As requested by the federal Treasurer Jim Chalmers, the regulator is considering updating its guidance to make it easier for those with student debt to get a home loan.

In a bid to improve clarity for banks and borrowers on rules and guidance governing HELP repayments, the regulator wrote to banks Thursday (20 February) seeking feedback on the following adjustments:

 
 
  • Removing HELP debts from debt-to-income reporting; and
  • Clarifying that banks may exempt a loan applicant’s HELP debt from their serviceability assessment in cases where a borrower is expected to pay off their HELP debt in the near term.
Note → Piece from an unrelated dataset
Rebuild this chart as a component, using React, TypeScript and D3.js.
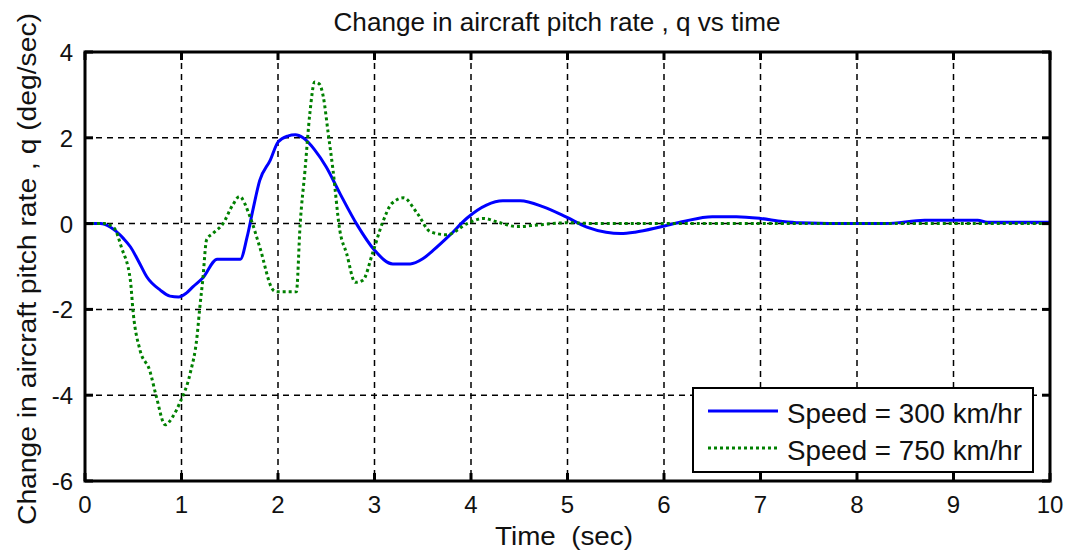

Subject to feedback, APRA expects the final changes to be formally incorporated into APRA’s prudential framework in the second half of the year, with authorised deposit-taking institutions (ADIs) meeting the updated reporting requirements for the September 2025 quarter reporting period.

In the letter sent to banks, the watchdog said it wanted to provide additional regulatory clarity, which should support a more consistent approach across the banking system.

It added that by confirming the flexibility available to banks when considering the circumstances of borrowers planning to repay HELP debts, it expected this to enable some borrowers to secure a home loan earlier.

APRA said its baseline expectation was that ADIs should continue to consider HELP repayments in serviceability assessments, especially where the HELP debt is not expected to be repaid in the near-term.

Additionally, APRA noted that it expects ADIs to use exceptions to policy only if these exceptions are “managed prudently and are limited”.

APRA currently has no specific rules or guidance in relation to HELP repayments beyond asking banks to include HELP debts when reporting data on debt-to-income ratios.

However, industry practice is for banks to consider HELP debts when assessing a home loan applicant’s ability to service a loan.

While APRA said it believes this is “generally appropriate”, it also acknowledged that “HELP debts are different to most other debt obligations because a borrower’s repayment obligations are determined by their income and not by the size of their debt or interest rates”.

Commenting on the proposed changes, APRA member Therese McCarthy Hockey said: “APRA appreciates the important role of the Australian banking system in extending finance to creditworthy borrowers as well as the increasing difficulty many homebuyers face purchasing a home.

“The changes we are proposing today should support a more consistent approach across the sector by confirming the flexibility available to banks to consider the individual circumstances of borrowers with HELP debts,” she added.

“They may also help make it a little easier for some borrowers with HELP debts to purchase homes at an earlier time.”

APRA bows to political pressure

The decision by APRA to explore reforms follows last week’s announcement from Federal Treasurer Jim Chalmers who called on regulators to make it easier for Australians with student debt to take out a mortgage and buy a home.

In a statement released on Wednesday (12 February), Chalmers confirmed he had instructed both the Australian Securities and Investments Commission (ASIC) and APRA to update their guidance regarding the way HELP debts are treated by lenders.

The Treasury added that APRA would start consultation on the treatment of HELP debts in serviceability requirements and debt reporting.

Current responsible lending rules require lenders to assess student debt in the same way as they would any other debt, such as credit card debt or a personal loan.

This is despite the student debt not needing to be repaid if the holder is unemployed or making less than $54,435 in 2024–25 or $67,000 in 2025–26.

However, brokers have frequently argued that this interpretation has created another barrier for first home buyers as the debt drastically reduces serviceability.